The Cardinal Sin of Marketing

I hate to admit it, but I did it. I committed the cardinal sin of marketing. Here I am, the author of a marketing book, a speaker on publishing and marketing, and I went and broke Rule Number One of marketing.

The number one rule of marketing is that authors (or any business person for that matter) should never ever be without their business card that promotes their book. But here I was, at an event with authors and I did not bring my business cards.

I really have no excuse, but let me tell you about it. This past weekend, I attended Christian Book Expo in Dallas, Texas. I placed my business cards in my briefcase and had them with me. One afternoon, I attended the Authors Picnic put on by AWSA (Advanced Writers and Speakers Association). This was an indoor picnic with well-known authors. Since I was going to lunch to listen to these authors speak, I only took my purse, not my briefcase. I neglected to transfer some business cards into my purse prior to attending the picnic. When I arrived at the luncheon, I discovered that most of the attendees were authors and that part of the time was devoted to networking with each other.
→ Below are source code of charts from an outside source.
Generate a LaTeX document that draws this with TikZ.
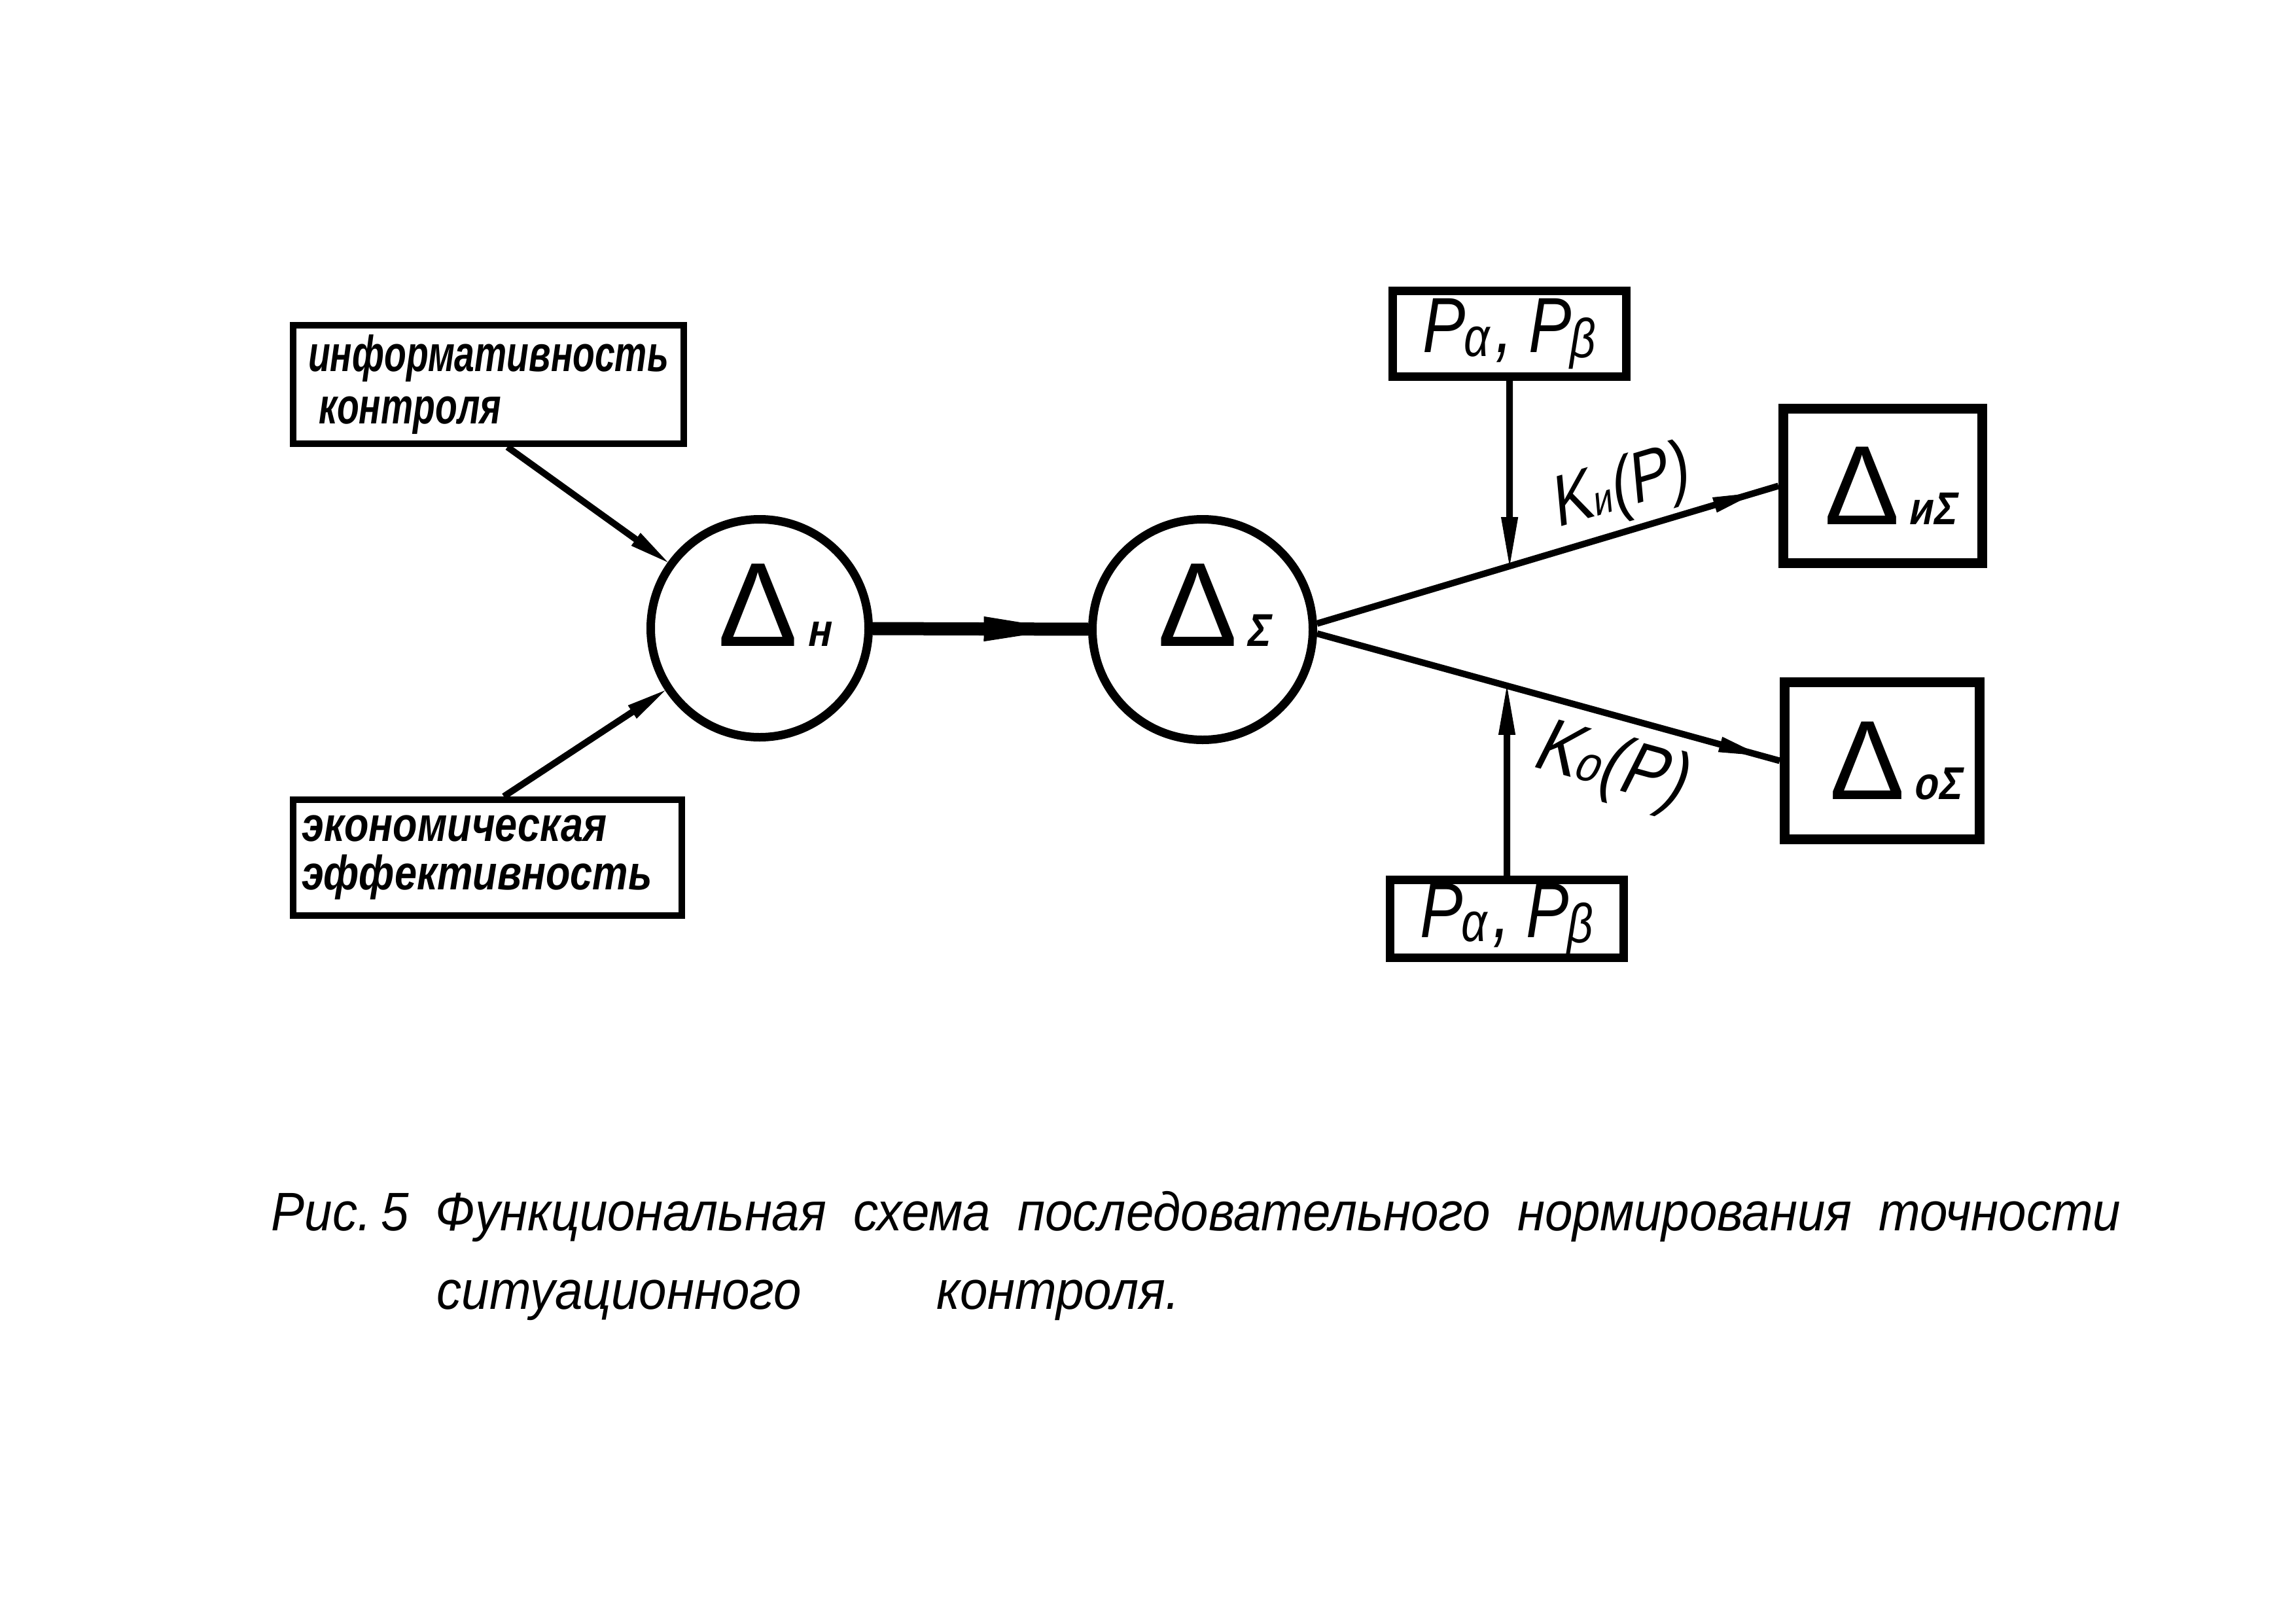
\documentclass[tikz,border=0pt]{standalone}
\usepackage{fontspec}
\setmainfont{Liberation Sans}
\newfontfamily\boxfont[FakeStretch=0.715]{Liberation Sans}
\newfontfamily\boxfontB[FakeStretch=0.83]{Liberation Sans}
\newfontfamily\slfont[FakeStretch=0.85,FakeSlant=0.2]{Liberation Sans}
\newfontfamily\pfont[FakeStretch=0.82]{Liberation Sans}
\newfontfamily\capfont[FakeStretch=0.92]{Liberation Sans}
\usetikzlibrary{arrows.meta,decorations.markings}
\newlength\upx
\setlength\upx{0.1mm}
\newcommand\PPair[2]{\pfont\fontsize{34pt}{34pt}\selectfont\itshape P\hspace{-2\upx}\raisebox{-6\upx}{\fontsize{24pt}{24pt}\selectfont #1}\hspace{8\upx},\hspace{24\upx}P\hspace{-2\upx}\raisebox{-8\upx}{\fontsize{24pt}{24pt}\selectfont #2}}
\newcommand\DeltaLbl[2]{{\fontsize{#1}{#1}\selectfont Δ}\hspace{12\upx}{\slfont\bfseries\fontsize{20pt}{20pt}\selectfont #2}}
\begin{document}
\begin{tikzpicture}[x=0.1mm,y=-0.1mm,
  txtbox/.style={draw, line width=1mm, inner sep=1mm, align=left},
  circnode/.style={draw, circle, line width=1.3mm, inner sep=0pt},
  pbox/.style={draw, line width=1.3mm, minimum width=35.7mm, inner sep=0pt},
  dbox/.style={draw, line width=1.5mm, inner sep=0pt},
  conn/.style={line width=1mm},
  tipS/.style={-{Triangle[length=6mm,width=2.4mm,line width=0.1mm]}},
  tipV/.style={-{Triangle[length=7.5mm,width=2.6mm,line width=0.1mm]}},
  midarrow/.style={postaction={decorate}, decoration={markings, mark=at position #1 with {\arrow{Triangle[length=6.5mm,width=2.4mm,line width=0.1mm]}}}},
  lblfont/.style={font=\slfont\fontsize{#1}{#1}\selectfont}
]
\useasboundingbox (0,0) rectangle (3509,2480);
\fill[white] (0,0) rectangle (3509,2480);

% input boxes
\node[txtbox, minimum width=59.7mm, minimum height=18.1mm,
      font=\boxfont\bfseries\itshape\fontsize{22pt}{22.8pt}\selectfont] (b1) at (746.5,587.5)
      {информативность\\\hspace*{1.6mm}контроля};
\node[txtbox, minimum width=59.4mm, minimum height=17.7mm,
      font=\boxfontB\bfseries\itshape\fontsize{21pt}{21pt}\selectfont] (b2) at (745,1310.5)
      {экономическая\\эффективность\hspace*{3.2mm}};

% circles
\node[circnode, minimum size=33.3mm, text depth=7mm] (c1) at (1161,960)
      {\hspace*{4.4mm}\DeltaLbl{52pt}{н}};
\node[circnode, minimum size=33.7mm, text depth=7.4mm] (c2) at (1838,962)
      {\hspace*{3.2mm}\DeltaLbl{52pt}{Σ}};

% P boxes
\node[pbox, minimum height=13.1mm] (p1) at (2307,510) {\PPair{α}{β}};
\node[pbox, minimum height=11.9mm] (p2) at (2303,1404) {\PPair{α}{β}};

% output boxes
\node[dbox, minimum width=30.4mm, minimum height=23.6mm] (d1) at (2877.5,742.5)
      {\hspace*{2.2mm}\DeltaLbl{49pt}{иΣ}};
\node[dbox, minimum width=29.8mm, minimum height=24mm] (d2) at (2876.5,1162.5)
      {\hspace*{4mm}\DeltaLbl{49pt}{оΣ}};

% connectors
\draw[conn, tipS] ([xshift=2.9mm]b1.south) -- (c1);
\draw[conn, tipS] ([xshift=2.5mm]b2.north) -- (c1);
\draw[line width=2mm, postaction={decorate},
      decoration={markings, mark=at position 0.88 with {\arrow{Triangle[length=12mm,width=3.8mm,line width=0.1mm]}}}]
      (c1) -- (c2);

\draw[conn, midarrow=0.95] (c2.3) --
   node[pos=0.68, above=-0.4mm, sloped, lblfont=31pt] (lku) {K{\fontsize{18pt}{18pt}\selectfont и}(P)}
   (d1.west);
\draw[conn, midarrow=0.96] (c2.358) --
   node[pos=0.66, below=0.8mm, sloped, lblfont=33pt] (lko) {K{\fontsize{22pt}{22pt}\selectfont о}(P)}
   (d2.west);

\coordinate (j1) at (intersection of c2.3--d1.west and p1.south--p1.north);
\coordinate (j2) at (intersection of c2.358--d2.west and p2.north--p2.south);
\draw[conn, tipV] (p1.south) -- (j1);
\draw[conn, tipV] (p2.north) -- (j2);

% caption
\node[anchor=base west, inner sep=0pt, font=\capfont\itshape\fontsize{23.6pt}{23.6pt}\selectfont] (cap1) at (414,1880)
  {\makebox[282.7mm][s]{Рис.\hspace{15\upx}5 Функциональная схема последовательного нормирования точности}};
\node[anchor=base west, inner sep=0pt, font=\capfont\itshape\fontsize{23.6pt}{23.6pt}\selectfont] (cap2) at (667,2000)
  {\makebox[113.5mm][s]{ситуационного контроля.}};
\end{tikzpicture}
\end{document}
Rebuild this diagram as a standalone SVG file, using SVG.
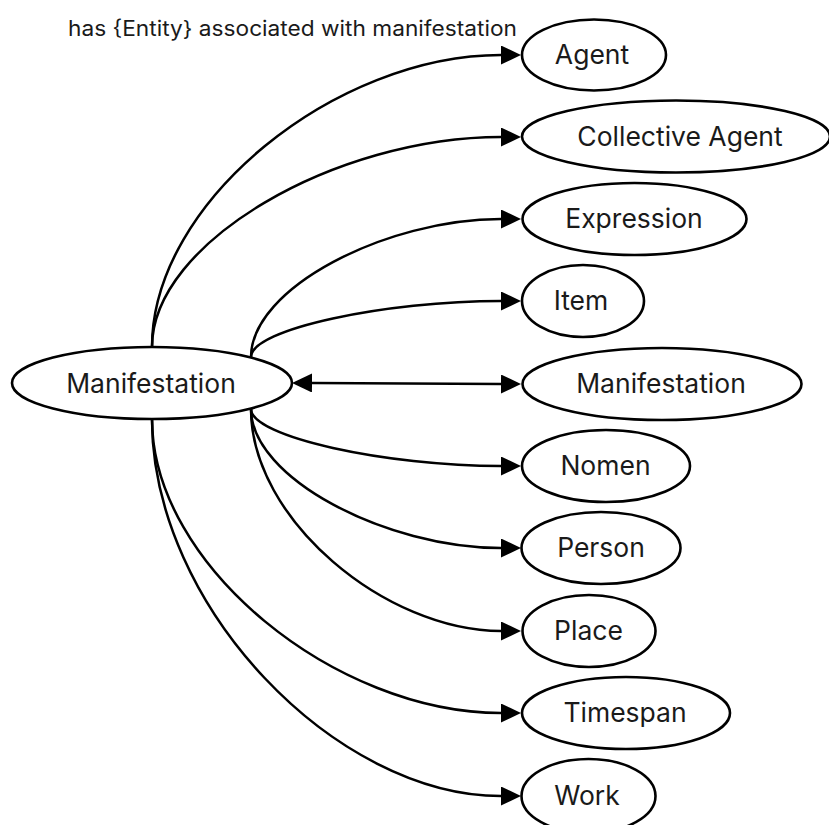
<svg xmlns="http://www.w3.org/2000/svg" width="829" height="825" viewBox="0 0 829 825">
<style>
.node ellipse{fill:#fff;stroke:#000;stroke-width:2.6}
.node text{font-family:Inter,"Liberation Sans",sans-serif;font-size:26.5px;fill:#1a1a1a;text-anchor:middle}
.edges path{fill:none;stroke:#000;stroke-width:2.5}
.title{font-family:Inter,"Liberation Sans",sans-serif;font-size:21px;fill:#1a1a1a}
</style>
<defs>
<marker id="arr" markerUnits="userSpaceOnUse" markerWidth="21" markerHeight="20" refX="0" refY="9.5" orient="auto-start-reverse" viewBox="0 0 21 20">
<path d="M0,0 L20,9.5 L0,19 z" fill="#000"/>
</marker>
</defs>
<rect width="829" height="825" fill="#fff"/>
<text class="title" x="68" y="36" textLength="449" lengthAdjust="spacingAndGlyphs">has {Entity} associated with manifestation</text>
<g class="edges">
<path d="M152,347 C152,201 336,55 501,55" marker-end="url(#arr)"/>
<path d="M152,347 C152,242 336,137 501,137" marker-end="url(#arr)"/>
<path d="M251,357 C251,288 386,219 501,219" marker-end="url(#arr)"/>
<path d="M251,357 C251,329 386,301 501,301" marker-end="url(#arr)"/>
<path d="M312,383 L501,384" marker-start="url(#arr)" marker-end="url(#arr)"/>
<path d="M251,409 C251,437 386,466 501,466" marker-end="url(#arr)"/>
<path d="M251,409 C251,478 386,548 501,548" marker-end="url(#arr)"/>
<path d="M251,409 C251,520 386,631 501,631" marker-end="url(#arr)"/>
<path d="M152,419 C152,566 336,713 501,713" marker-end="url(#arr)"/>
<path d="M152,419 C152,607 336,796 501,796" marker-end="url(#arr)"/>
</g>
<g id="n-src" class="node"><ellipse cx="152" cy="383" rx="140" ry="36"/><text x="151" y="392.5">Manifestation</text></g>
<g id="n-agent" class="node"><ellipse cx="594" cy="55" rx="72" ry="35.5"/><text x="592" y="64">Agent</text></g>
<g id="n-collective" class="node"><ellipse cx="676" cy="136.5" rx="154" ry="36"/><text x="680" y="145.5">Collective Agent</text></g>
<g id="n-expression" class="node"><ellipse cx="634.5" cy="219" rx="112" ry="36"/><text x="634" y="228">Expression</text></g>
<g id="n-item" class="node"><ellipse cx="583" cy="301" rx="61" ry="36"/><text x="581" y="310">Item</text></g>
<g id="n-manif" class="node"><ellipse cx="662" cy="384" rx="139.5" ry="36"/><text x="661" y="393">Manifestation</text></g>
<g id="n-nomen" class="node"><ellipse cx="606" cy="466" rx="84" ry="36"/><text x="605.5" y="475">Nomen</text></g>
<g id="n-person" class="node"><ellipse cx="601" cy="548" rx="79.5" ry="36"/><text x="601" y="557">Person</text></g>
<g id="n-place" class="node"><ellipse cx="589" cy="631" rx="66.5" ry="36"/><text x="588.5" y="640">Place</text></g>
<g id="n-timespan" class="node"><ellipse cx="626" cy="713" rx="104" ry="36"/><text x="625" y="722">Timespan</text></g>
<g id="n-work" class="node"><ellipse cx="588.5" cy="796" rx="67" ry="37"/><text x="587" y="805">Work</text></g>
</svg>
There I was, the author of a book on marketing Christian books, without my business cards. Talk about looking foolish. I jokingly told the ladies at my table to do as I say, not as I do since I had just broken the cardinal rule of marketing.

At the luncheon I met many wonderful women authors. A number of these authors shared with me disappointments they had with the publishers of their books. These disappointments ranged from feeling like their publishers did not listen to their input on cover designs to feeling like the publisher did not provide them support for marketing their book. One author told me that initially she was excited when she found a publisher for her book, but that her excitement quickly turned to disappointment when the publisher did almost nothing to market her book. This saga is not new. I often hear similar ones from new authors.

When you write a book, that book is your baby. No one will love that book or be as invested in that book as you. As parents, after we give birth we don’t hand our children over to someone else to raise. The same should be true for authors. After your book is published, don’t hand over the responsibility of marketing your book to the publisher. You, the author, should throw yourself into marketing your book. You are the one with the passion and the drive to sell your book. No one else will be able to market or sell your book as well as you can. If you have a publisher that is spending money and effort  on marketing your book, then the combined effort between you and your publisher will only make your book that much more successful.

I encourage you to do all you can to market your book. Start with carrying your business card with you wherever you go and always have a few copies of your book in your car so that you can make an instant sale when you meet an interested consumer.

Have you ever missed an opportunity to sell your book because you weren’t prepared?